Dana-Farber's Lisa Diller, MD, checks up on neuroblastoma patient Kane Goodman with the support of his mother, Tracy.

Dana-Farber's Lisa Diller, MD, checks up on neuroblastoma patient Kane Goodman with the support of his mother, Tracy.

As in about half of neuroblastoma patients, Brent McCreesh's cancer caused no diagnosable symptoms until it had spread to several organs and his bone marrow. The doctors at Yale-New Haven moved quickly. They implanted in his chest a flexible rubber catheter, which for the next year would serve as a port for medications, fluids, and blood transfusions, as well as easy access for blood samples.

The opening salvo of treatment was six rounds of combination chemotherapy to shrink the tumors before they were removed during three long operations by Robert Shamberger, MD, at Children's Hospital Boston. Back at Yale, Brent underwent 14 days of radiation therapy. Next, the Children's team prepared the coup de grace. Brent received a blast of high-dose chemotherapy designed to mop up any surviving cancer cells, and then had an infusion of his own blood stem cells (previously removed and stored) to rebuild his bone marrow. A few weeks later, the chemotherapy and stem cell transplant treatment was repeated, this time accompanied by total-body radiation.

At many U.S. cancer centers, Brent would have received a single stem cell transplant. But the Dana-Farber/Children's Hospital Cancer Care team has been pushing the treatment envelope for several years by adding a second transplant after an additional round of chemotherapy and radiation.

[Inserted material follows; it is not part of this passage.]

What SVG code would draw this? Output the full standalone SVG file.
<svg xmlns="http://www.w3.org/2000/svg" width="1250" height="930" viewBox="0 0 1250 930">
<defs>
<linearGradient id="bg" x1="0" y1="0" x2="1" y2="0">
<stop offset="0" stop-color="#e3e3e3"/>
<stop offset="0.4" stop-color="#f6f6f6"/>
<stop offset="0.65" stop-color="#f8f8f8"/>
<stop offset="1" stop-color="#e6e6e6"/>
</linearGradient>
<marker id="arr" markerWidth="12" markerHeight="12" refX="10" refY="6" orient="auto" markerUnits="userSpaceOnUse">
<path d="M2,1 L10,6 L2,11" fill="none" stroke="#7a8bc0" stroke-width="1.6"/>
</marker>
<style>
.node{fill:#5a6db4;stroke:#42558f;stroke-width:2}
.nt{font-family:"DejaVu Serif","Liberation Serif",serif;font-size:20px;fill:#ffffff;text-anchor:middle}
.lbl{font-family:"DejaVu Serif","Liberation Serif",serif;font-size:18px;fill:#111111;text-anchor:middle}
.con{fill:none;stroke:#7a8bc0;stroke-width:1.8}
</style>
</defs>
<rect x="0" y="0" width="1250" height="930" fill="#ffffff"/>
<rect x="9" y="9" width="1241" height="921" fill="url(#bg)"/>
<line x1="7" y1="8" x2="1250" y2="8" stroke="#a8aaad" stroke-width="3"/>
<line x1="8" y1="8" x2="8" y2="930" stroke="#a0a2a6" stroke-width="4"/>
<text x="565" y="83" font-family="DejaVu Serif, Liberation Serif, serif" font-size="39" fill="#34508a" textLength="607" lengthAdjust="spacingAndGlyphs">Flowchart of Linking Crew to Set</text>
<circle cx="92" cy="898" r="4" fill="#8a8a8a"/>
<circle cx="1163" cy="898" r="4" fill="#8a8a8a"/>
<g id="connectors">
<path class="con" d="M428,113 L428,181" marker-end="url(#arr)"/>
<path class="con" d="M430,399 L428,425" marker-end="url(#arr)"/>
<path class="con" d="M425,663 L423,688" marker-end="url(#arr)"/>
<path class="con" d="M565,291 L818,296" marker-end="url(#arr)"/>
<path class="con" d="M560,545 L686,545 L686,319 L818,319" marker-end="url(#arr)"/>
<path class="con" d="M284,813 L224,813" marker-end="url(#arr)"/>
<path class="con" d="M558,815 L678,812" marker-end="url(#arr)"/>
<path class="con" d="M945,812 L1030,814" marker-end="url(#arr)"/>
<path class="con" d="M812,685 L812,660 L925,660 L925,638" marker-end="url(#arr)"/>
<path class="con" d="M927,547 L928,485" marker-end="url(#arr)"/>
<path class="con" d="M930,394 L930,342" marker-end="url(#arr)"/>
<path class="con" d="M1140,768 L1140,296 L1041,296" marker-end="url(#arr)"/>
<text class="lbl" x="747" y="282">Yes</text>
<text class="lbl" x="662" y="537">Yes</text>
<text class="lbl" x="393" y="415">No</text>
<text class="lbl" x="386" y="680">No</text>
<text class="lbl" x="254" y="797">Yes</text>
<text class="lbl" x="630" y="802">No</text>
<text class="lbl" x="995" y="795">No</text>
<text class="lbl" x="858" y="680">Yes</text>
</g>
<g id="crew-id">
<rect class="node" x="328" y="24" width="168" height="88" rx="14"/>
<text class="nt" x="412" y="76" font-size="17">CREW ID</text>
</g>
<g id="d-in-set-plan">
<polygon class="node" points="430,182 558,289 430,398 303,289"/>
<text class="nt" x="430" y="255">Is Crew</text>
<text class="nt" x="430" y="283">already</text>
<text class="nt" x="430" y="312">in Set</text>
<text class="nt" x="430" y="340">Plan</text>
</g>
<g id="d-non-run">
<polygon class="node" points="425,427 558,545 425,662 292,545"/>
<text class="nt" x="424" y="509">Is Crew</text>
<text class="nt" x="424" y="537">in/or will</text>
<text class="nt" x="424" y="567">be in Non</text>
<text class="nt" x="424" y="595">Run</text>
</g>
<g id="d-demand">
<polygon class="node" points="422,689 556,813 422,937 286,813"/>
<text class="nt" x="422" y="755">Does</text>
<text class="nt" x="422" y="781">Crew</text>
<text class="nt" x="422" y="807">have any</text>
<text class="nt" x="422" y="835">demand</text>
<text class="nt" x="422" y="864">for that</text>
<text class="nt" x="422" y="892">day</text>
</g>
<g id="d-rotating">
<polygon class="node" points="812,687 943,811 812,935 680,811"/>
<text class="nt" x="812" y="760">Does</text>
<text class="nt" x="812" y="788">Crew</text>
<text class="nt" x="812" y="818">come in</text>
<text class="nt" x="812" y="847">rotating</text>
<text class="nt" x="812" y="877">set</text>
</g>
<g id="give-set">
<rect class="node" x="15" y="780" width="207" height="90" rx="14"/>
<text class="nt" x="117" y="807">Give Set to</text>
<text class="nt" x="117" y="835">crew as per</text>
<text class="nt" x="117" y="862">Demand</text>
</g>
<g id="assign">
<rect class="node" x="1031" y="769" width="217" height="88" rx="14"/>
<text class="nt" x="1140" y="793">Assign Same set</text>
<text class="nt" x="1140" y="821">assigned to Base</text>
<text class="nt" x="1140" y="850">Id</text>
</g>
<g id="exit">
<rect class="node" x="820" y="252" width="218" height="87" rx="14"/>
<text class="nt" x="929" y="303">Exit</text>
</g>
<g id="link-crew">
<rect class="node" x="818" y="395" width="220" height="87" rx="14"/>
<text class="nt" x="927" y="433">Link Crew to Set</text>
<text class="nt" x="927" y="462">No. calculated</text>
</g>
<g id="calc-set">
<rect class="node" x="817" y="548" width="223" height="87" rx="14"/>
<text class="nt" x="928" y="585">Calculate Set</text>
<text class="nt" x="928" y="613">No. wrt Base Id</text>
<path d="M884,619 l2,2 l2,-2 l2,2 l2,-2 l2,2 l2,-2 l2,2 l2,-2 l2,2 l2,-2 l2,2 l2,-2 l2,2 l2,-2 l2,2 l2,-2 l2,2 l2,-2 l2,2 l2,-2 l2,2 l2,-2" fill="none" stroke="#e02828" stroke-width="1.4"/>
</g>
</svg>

Overall, the "very, very aggressive" double transplant treatment has upped the long-term survival rate to about 50 percent, says Diller. One child died during therapy, highlighting the tightrope that doctors are walking with current treatments for high-risk neuroblastoma patients. "We are at our limit with conventional chemotherapy, surgery, and radiation," she says. "Fortunately, a lot of new agents are being developed for this disease."